After her family crisis was resolved, Maria and her brother returned to the border, about 30 hours from her home town. Maria was desperate to be with her husband, who has health issues and relies on her care. Without documents, the siblings joined a group crossing the border on foot. Shortly after they started their journey, they were robbed by cholos, armed bandits. Maria's eyes grew wide as she recalled: "they made us take off all our clothes except for our underwear - it was so embarrassing! Then they made us kneel and put our hands behind our heads. They put a gun behind us and took everything we had. It was terrible." She cried. I did, too.

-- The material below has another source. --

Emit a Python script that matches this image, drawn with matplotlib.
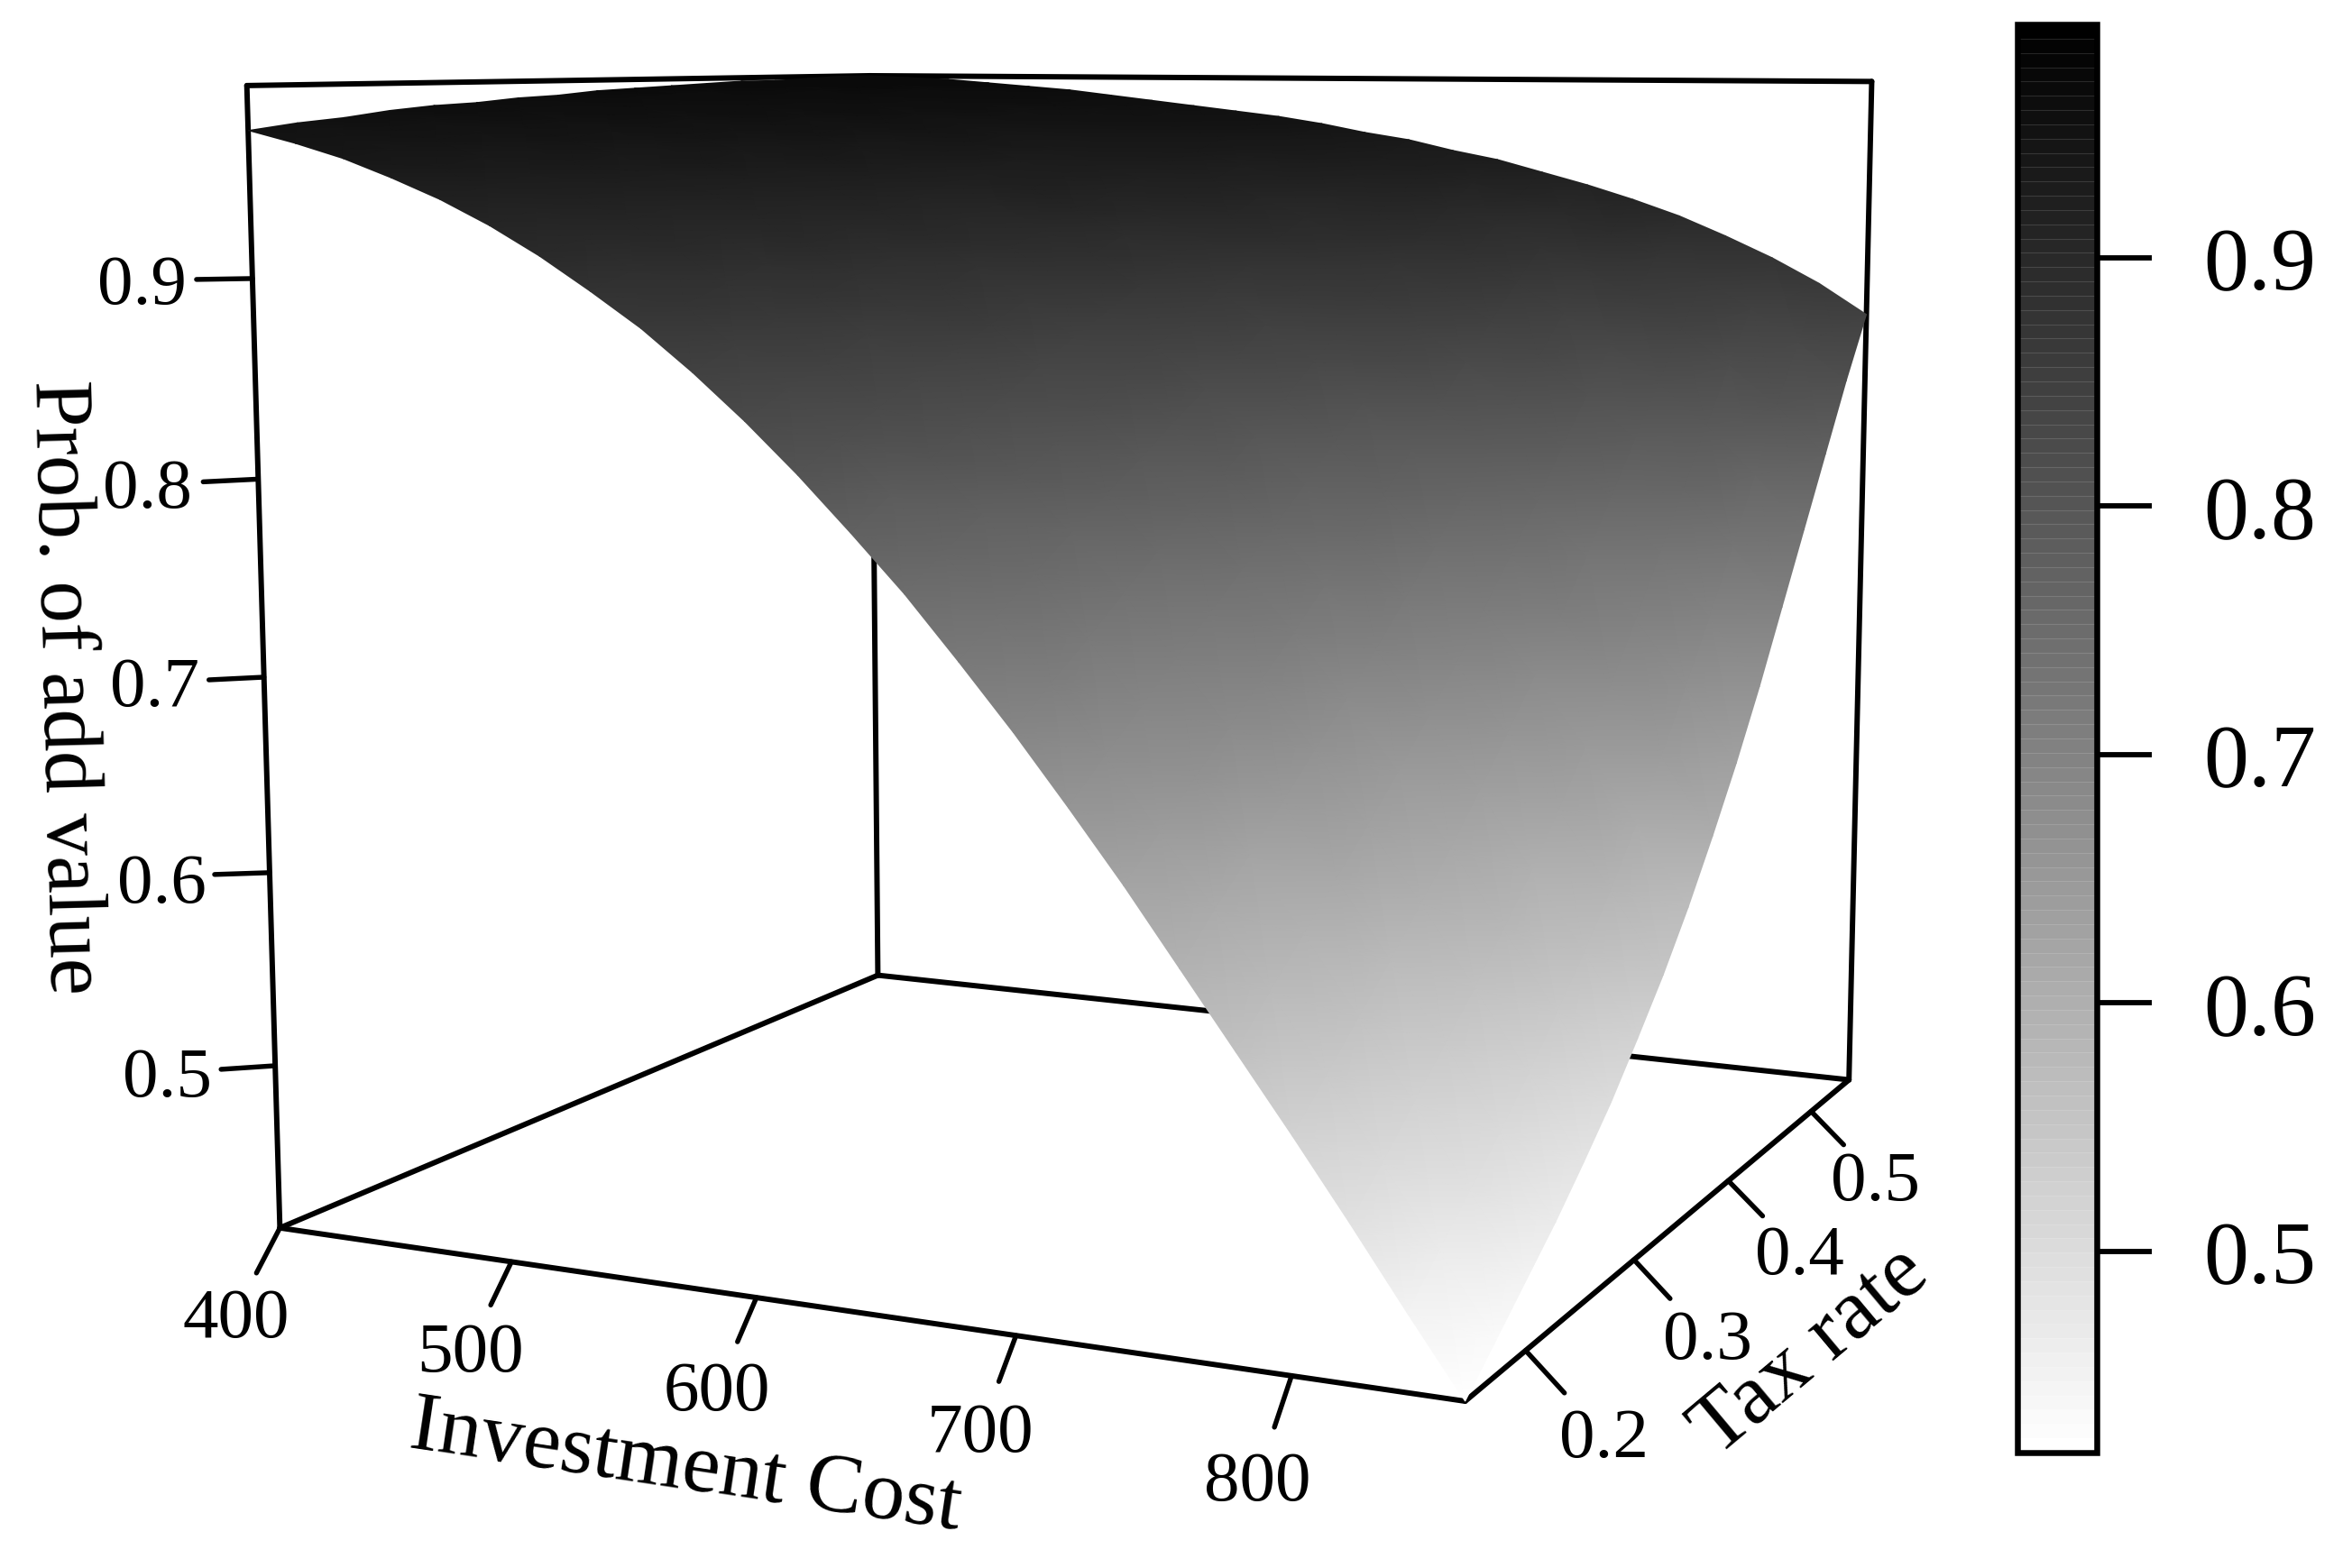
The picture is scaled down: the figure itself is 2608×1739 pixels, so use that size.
import numpy as np
import matplotlib
matplotlib.use("Agg")
import matplotlib.pyplot as plt
from matplotlib.colors import ListedColormap, Normalize
from matplotlib.cm import ScalarMappable

plt.rcParams['font.family'] = ['Liberation Serif', 'DejaVu Serif']

# ---------- data ----------
COST_GRID = [400, 420, 440, 460, 480, 500, 520, 540, 560, 580, 600, 620,
             640, 660, 680, 700, 720, 740, 760, 780, 800, 820, 840, 860]
TAX_GRID = [0.15, 0.175, 0.2, 0.225, 0.25, 0.275, 0.3, 0.325, 0.35,
            0.375, 0.4, 0.425, 0.45, 0.475, 0.5, 0.525, 0.55]
# probability of added value (thousandths), one row per tax rate
P_150 = [973,967,960,951,941,929,915,899,882,862,840,816,790,763,733,702,669,635,599,563,527,490,452,415]
P_175 = [976,970,963,955,946,935,922,907,891,872,852,829,804,778,749,719,687,653,619,583,546,508,470,432]
P_200 = [978,973,967,959,951,940,928,915,899,882,862,841,817,792,765,735,704,672,637,602,565,527,488,449]
P_225 = [981,976,970,963,955,945,934,922,907,891,873,852,830,806,780,752,722,690,656,621,584,546,506,466]
P_250 = [983,978,973,966,959,950,940,928,914,899,882,863,842,819,795,768,739,708,675,640,604,565,526,485]
P_275 = [984,980,975,970,963,954,945,934,922,907,892,874,854,833,809,784,756,726,694,660,624,586,547,505]
P_300 = [986,982,978,972,966,959,950,940,928,915,901,884,866,846,824,799,773,745,714,681,646,608,569,528]
P_325 = [987,984,980,975,969,962,954,945,935,923,909,894,877,859,838,815,791,764,735,703,669,632,593,552]
P_350 = [989,986,982,977,972,966,959,950,941,930,917,904,888,871,852,831,809,783,756,726,693,658,620,579]
P_375 = [990,987,984,980,975,969,963,955,946,937,926,913,899,884,867,848,827,803,778,750,719,685,649,609]
P_400 = [991,988,985,982,977,972,966,960,952,943,933,922,910,896,881,863,845,824,800,774,746,714,680,641]
P_425 = [992,990,987,984,980,975,970,964,957,949,941,931,920,908,894,879,862,844,823,800,774,745,712,676]
P_450 = [993,991,988,985,982,978,973,968,962,955,948,939,930,919,908,895,880,864,845,825,802,776,746,714]
P_475 = [993,992,989,987,984,980,976,972,967,961,954,947,939,930,920,909,897,883,867,850,830,807,781,752]
P_500 = [994,993,991,988,986,983,979,975,971,966,961,955,948,940,932,923,913,901,889,874,857,838,816,790]
P_525 = [995,993,992,990,987,985,982,979,975,971,966,961,956,950,943,936,928,919,908,896,883,867,849,828]
P_550 = [995,994,993,991,989,987,984,981,978,975,972,968,963,959,953,948,941,934,926,917,906,894,880,863]
P_ROWS = [P_150, P_175, P_200, P_225, P_250, P_275, P_300, P_325, P_350,
          P_375, P_400, P_425, P_450, P_475, P_500, P_525, P_550]

COST_TICKS = [400, 500, 600, 700, 800]
TAX_TICKS = [0.2, 0.3, 0.4, 0.5]
Z_TICKS = [0.9, 0.8, 0.7, 0.6, 0.5]
CB_TICKS = [0.5, 0.6, 0.7, 0.8, 0.9]
COST_LIM = (400, 860)
TAX_LIM = (0.15, 0.55)
Z_LIM = (0.415, 0.995)
CB_LIM = (0.419, 0.994)

# ---------- perspective camera, calibrated on the box and its ticks ----------
CAM_WORLD = [(400,.15,.415),(860,.15,.415),(860,.55,.415),(400,.55,.415),(400,.15,.995),(400,.55,.995),(860,.55,.995),
             (500,.15,.415),(600,.15,.415),(700,.15,.415),(800,.15,.415),
             (860,.2,.415),(860,.3,.415),(860,.4,.415),(860,.5,.415),
             (400,.15,.5),(400,.15,.6),(400,.15,.7),(400,.15,.8),(400,.15,.9)]
CAM_PIXEL = [(313,1363),(1624,1554),(2049,1198),(973,1083),(274,98),(965,85),(2076,91),
             (568,1403),(839,1443),(1126,1485),(1433,1525),
             (1692,1498),(1812,1398),(1916,1311),(2009,1234),
             (304,1179),(298,967),(292,751),(286,531),(279,311)]

def norm_world(w):
    w = np.asarray(w, float)
    return np.stack([(w[..., 0]-600)/300, (w[..., 1]-.35)/.2, (w[..., 2]-.7)/.3], -1)

def fit_camera():
    rows = []
    for (x, y, z), (u, v) in zip(norm_world(CAM_WORLD), CAM_PIXEL):
        u /= 1000; v /= 1000
        rows.append([x, y, z, 1, 0, 0, 0, 0, -u*x, -u*y, -u*z, -u])
        rows.append([0, 0, 0, 0, x, y, z, 1, -v*x, -v*y, -v*z, -v])
    return np.linalg.svd(np.array(rows))[2][-1].reshape(3, 4)

CAM = fit_camera()

def project(c, t, z):
    w = norm_world(np.stack(np.broadcast_arrays(c, t, z), -1))
    h = np.concatenate([w, np.ones(w.shape[:-1]+(1,))], -1) @ CAM.T
    return 1000*h[..., 0]/h[..., 2], 1000*h[..., 1]/h[..., 2]

# ---------- figure ----------
W, H = 2608, 1740
fig = plt.figure(figsize=(W/100, H/100), dpi=100, facecolor='white')
ax = fig.add_axes([0, 0, 1, 1])
ax.set_xlim(0, W); ax.set_ylim(H, 0); ax.axis('off')

cmap = ListedColormap(np.repeat(np.linspace(1, 0, 100)[:, None], 3, axis=1))
surf_cmap = ListedColormap(np.repeat(np.linspace(1, 0.04, 100)[:, None], 3, axis=1))
norm = Normalize(*CB_LIM)

LW = 4.3
TLW = 3.9
c0, c1 = COST_LIM; t0, t1 = TAX_LIM; z0, z1 = Z_LIM
BOX_EDGES = [((c0,t0,z0),(c1,t0,z0)), ((c1,t0,z0),(c1,t1,z0)), ((c1,t1,z0),(c0,t1,z0)), ((c0,t1,z0),(c0,t0,z0)),
             ((c0,t0,z0),(c0,t0,z1)), ((c0,t1,z0),(c0,t1,z1)), ((c1,t1,z0),(c1,t1,z1)),
             ((c0,t0,z1),(c0,t1,z1)), ((c0,t1,z1),(c1,t1,z1))]
for a, b in BOX_EDGES:
    xa, ya = project(*a); xb, yb = project(*b)
    ax.plot([xa, xb], [ya, yb], color='k', lw=LW, solid_capstyle='round', zorder=1)

Cg, Tg = np.meshgrid(COST_GRID, TAX_GRID)
PROB = np.array(P_ROWS) / 1000
PX, PY = project(Cg, Tg, PROB)
ax.pcolormesh(PX, PY, PROB, shading='gouraud', cmap=surf_cmap, norm=norm, zorder=2)

TS = 57
def draw_ticks(points, labels, tick_off, lab_off):
    for (x, y), s, to, lo in zip(points, labels, tick_off, lab_off):
        ax.plot([x, x+to[0]], [y, y+to[1]], color='k', lw=TLW, solid_capstyle='round', zorder=3)
        ax.text(x+lo[0], y+lo[1], s, ha='center', va='center', fontsize=TS)

draw_ticks([project(v, t0, z0) for v in COST_TICKS], [str(v) for v in COST_TICKS],
           [(-26,50),(-23,48),(-21,49),(-19,51),(-19,57)],
           [(-49,101),(-46,102),(-44,105),(-40,109),(-38,118)])
draw_ticks([project(c1, v, z0) for v in TAX_TICKS], [f"{v:.1f}" for v in TAX_TICKS],
           [(43,47),(40,43),(38,39),(36,37)],
           [(87,98),(82,90),(79,84),(71,79)])
draw_ticks([project(c0, t0, v) for v in Z_TICKS], [f"{v:.1f}" for v in Z_TICKS],
           [(-62,1),(-61,3),(-61,3),(-61,2),(-60,4)],
           [(-122,8),(-123,12),(-121,12),(-120,13),(-120,14)])

ax.text(760, 1628, "Investment Cost", rotation=-8.5, rotation_mode='anchor', ha='center', va='center', fontsize=68)
ax.text(2008, 1500, "Tax rate", rotation=40, rotation_mode='anchor', ha='center', va='center', fontsize=69)
ax.text(70, 762, "Prob. of add value", rotation=-88.5, rotation_mode='anchor', ha='center', va='center', fontsize=67)

cax = fig.add_axes([2236.5/W, 1-1612/H, (2325-2236.5)/W, (1612-28)/H])
cb = fig.colorbar(ScalarMappable(norm=norm, cmap=cmap), cax=cax, ticks=CB_TICKS)
cb.outline.set_linewidth(4.7); cb.outline.set_color('k')
cb.ax.tick_params(length=44, width=4.2, labelsize=72, pad=41, color='k')
band_edges = np.linspace(*CB_LIM, 101)[1:-1]
cb.ax.hlines(band_edges, 0, 1, transform=cb.ax.get_yaxis_transform(), colors='w', alpha=.13, lw=.8)

fig.savefig('out.png', dpi=100)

The group was picked up by Border Patrol and separated. Maria lost track of her brother - she did not see him at the deportation center in Tucson where she was "voluntarily repatriated." That means she agreed to go back to Mexico willingly instead of going to jail in the US. She was taken to Nogales, Mexico, without possessions of any kind. When I met her she was waiting for her turn at the cell phone to call the Mexican Embassy in Tucson and find out information about her brother. She had been able to call her husband, and her family in Puebla, but no one had heard from her brother.

I asked what she was going to do next, and she said she had no idea. "I'm so worried for my husband," she said. My husband was with me at the bus station, and both of us were shaken by Maria's story, just one of hundreds that can be heard in Nogales every week. I felt both lucky and wrong to walk out of the bus station and across the border with him, my life tied up with a bow while hers lay in shambles.